Ich entscheide mich für ein Stück Empanada, etwas Obst und Cuajado. Diese „Joghurtart“ kannte ich bislang nicht, oder ich wusste nicht, dass das was ich schon mal als Dessert bekommen habe, Cuajado war. Cuajado ist fermentierte Milch, ist nicht so säuerlich wie Joghurt und aufgrund des hohen Wasseranteils der Milch sehr erfrischend. Gestern in Gradefes bekam ich im Altenheim diese Sorte und sie hat mir gut geschmeckt. In der Küche der Herberge setze ich mich zu den anderen Mitpilgern und esse mein Abendbrot. Einer spanische Herrentruppe lädt mich später zu ihren Nudeln ein, aber ich bin schon gesättigt. Das ist das, was mir an der Gemeinschaft der Pilger immer gefällt. Das Miteinander, egal ob man sich kennt oder nicht. Trotz allen Rummels um mich herum, ich kann die Atmosphäre genießen und ich finde es schade, dass mein Weg morgen zu Ende ist. Gut könnte ich mir vorstellen, jetzt noch weiter zu laufen. Meine Füße haben keine Probleme gemacht, nach dem und durch das Cortison bin ich schmerzfrei und kurz vor meiner Ankunft in Mansilla de las Mulas konnte ich in der Ferne die Leoneser Berge sehen. Die Etappen durch die Leoneser Berge haben mir damals so gut gefallen, besonders der Abstieg vom Cruz de Ferro bei Sonnenschein nach Ponferrada war wunderschön und so ganz anders als die Natur davor und danach.

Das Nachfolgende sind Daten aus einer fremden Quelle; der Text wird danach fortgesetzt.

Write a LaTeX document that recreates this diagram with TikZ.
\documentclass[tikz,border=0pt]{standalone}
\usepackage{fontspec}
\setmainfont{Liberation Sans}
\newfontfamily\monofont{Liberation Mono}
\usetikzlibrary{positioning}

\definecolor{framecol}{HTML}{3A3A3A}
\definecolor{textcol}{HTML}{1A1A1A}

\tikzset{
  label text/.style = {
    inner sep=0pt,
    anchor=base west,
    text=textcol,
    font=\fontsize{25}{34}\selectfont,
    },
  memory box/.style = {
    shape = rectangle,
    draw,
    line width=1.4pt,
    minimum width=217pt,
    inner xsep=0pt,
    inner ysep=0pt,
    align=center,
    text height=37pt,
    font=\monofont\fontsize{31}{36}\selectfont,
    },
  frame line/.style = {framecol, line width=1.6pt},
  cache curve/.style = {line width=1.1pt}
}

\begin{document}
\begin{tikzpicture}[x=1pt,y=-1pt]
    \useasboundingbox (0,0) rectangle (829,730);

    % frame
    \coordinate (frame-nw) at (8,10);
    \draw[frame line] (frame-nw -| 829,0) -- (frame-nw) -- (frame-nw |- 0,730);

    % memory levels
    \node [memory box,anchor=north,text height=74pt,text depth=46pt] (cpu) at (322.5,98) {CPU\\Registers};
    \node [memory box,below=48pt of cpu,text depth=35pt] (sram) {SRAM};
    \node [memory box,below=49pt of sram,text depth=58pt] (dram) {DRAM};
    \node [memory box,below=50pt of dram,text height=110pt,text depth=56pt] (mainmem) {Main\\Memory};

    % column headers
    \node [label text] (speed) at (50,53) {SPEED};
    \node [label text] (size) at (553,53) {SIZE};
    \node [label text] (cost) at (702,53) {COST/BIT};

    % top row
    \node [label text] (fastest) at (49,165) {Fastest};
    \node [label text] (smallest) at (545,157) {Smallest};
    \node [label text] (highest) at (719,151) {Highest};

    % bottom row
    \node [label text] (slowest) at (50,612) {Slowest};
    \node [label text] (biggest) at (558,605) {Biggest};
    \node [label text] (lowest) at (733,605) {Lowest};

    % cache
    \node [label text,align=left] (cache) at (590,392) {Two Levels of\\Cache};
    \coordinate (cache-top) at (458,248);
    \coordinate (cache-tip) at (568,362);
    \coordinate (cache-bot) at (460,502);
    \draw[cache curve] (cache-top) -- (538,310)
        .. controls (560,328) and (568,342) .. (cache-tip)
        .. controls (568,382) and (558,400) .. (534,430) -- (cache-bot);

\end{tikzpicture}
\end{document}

Morgen geht es nach Leon. An meinem Geburtstag beende ich meine Reise und erreiche das mir gesetzte Ziel. Es ist gleichzeitig schön die Strecke geschafft zu haben und schade, nicht weiter laufen zu können.

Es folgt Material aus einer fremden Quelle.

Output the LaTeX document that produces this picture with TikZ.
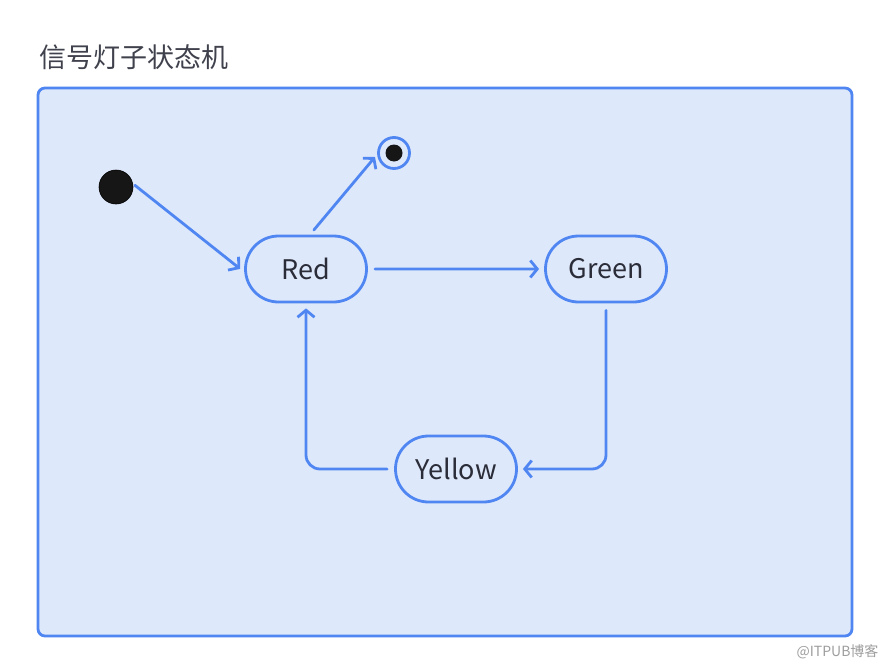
\documentclass[tikz,border=0pt]{standalone}
\usepackage{fontspec}
\setmainfont{Noto Sans CJK SC}
\usetikzlibrary{arrows.meta,shapes.misc}
\definecolor{lineblue}{HTML}{4F86F2}
\definecolor{panelfill}{HTML}{DEE8FB}
\definecolor{inktext}{HTML}{2A2C38}
\definecolor{dotblack}{HTML}{161616}
\tikzset{
  statebox/.style={rounded rectangle, draw=lineblue, line width=2.8pt, fill=panelfill,
    minimum width=121pt, minimum height=66pt, inner sep=0pt, text=inktext, font=\fontsize{27}{30}\selectfont},
  conn/.style={draw=lineblue, line width=2.8pt, line cap=round, line join=round,
    -{Straight Barb[length=7pt,width=17pt,line width=2.8pt]}, shorten >=5pt, shorten <=7pt},
}
\begin{document}
\begin{tikzpicture}[x=1pt,y=-1pt]
\useasboundingbox (0,0) rectangle (889,672);
\fill[white] (0,0) rectangle (889,672);
\node[anchor=west, text=inktext!90, font=\fontsize{27}{30}\selectfont] (title) at (36,57) {信号灯子状态机};
\draw[draw=lineblue, fill=panelfill, line width=2.8pt, rounded corners=7pt] (38,88) rectangle (852,636);
\node[circle, fill=dotblack, draw=black, line width=0.6pt, minimum size=34pt, inner sep=0pt] (start) at (116,187) {};
\node[circle, draw=lineblue, line width=2.8pt, fill=panelfill, minimum size=31pt, inner sep=0pt] (final) at (394,153) {};
\node[circle, fill=dotblack, minimum size=17pt, inner sep=0pt] (finaldot) at (394,153) {};
\node[statebox] (red) at (306,269) {Red};
\node[statebox] (green) at (606,269) {Green};
\node[statebox] (yellow) at (456,469) {Yellow};
\coordinate (finalin) at ([shift={(-19,4)}]final.center);
\draw[conn, shorten <=2pt] ([yshift=3pt]start.east) -- ([yshift=-3pt]red.west);
\draw[conn, shorten >=0pt, shorten <=6pt] ([xshift=4pt]red.north) -- (finalin);
\draw[conn] (red) -- (green);
\draw[conn, rounded corners=14pt] (green.south) -- (606,469) -- (yellow.east);
\draw[conn, rounded corners=14pt] (yellow.west) -- (306,469) -- (red.south);
\node[anchor=east, text=black!38, font=\fontsize{14}{16}\selectfont] (mark) at (882,652) {@ITPUB博客};
\end{tikzpicture}
\end{document}
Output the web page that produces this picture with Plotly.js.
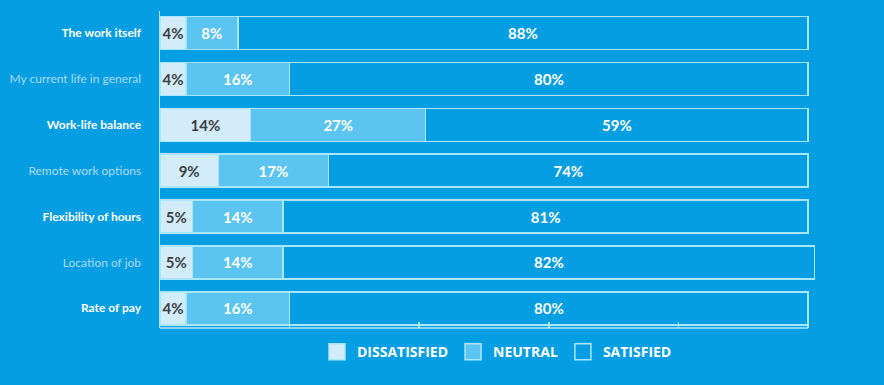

Es ist nicht schlimm und war auch nie das Ziel auf diesem Weg, Santiago de Compostela zu erreichen. Aber gerne würde ich das Miteinander unter den Pilgern noch erleben. Die Einsamkeit war schön, der Weg ganz besonders, aber auch die gute Stimmung auf dem Weg würde ich noch gerne erleben.
Aber alles hat ein Ende und noch steht mir eine Etappe bevor.
Aus Sorge morgen kein Bett in Leon zu bekommen, reserviere ich mir noch ein Bett in einer privaten Herberge, stornieren kann ich es immer noch – denn eigentlich möchte ich dort übernachten wo ich damals schon war, in der einfachen Klosterherberge mitten im Herzen von Leon, unweit der Kathedrale.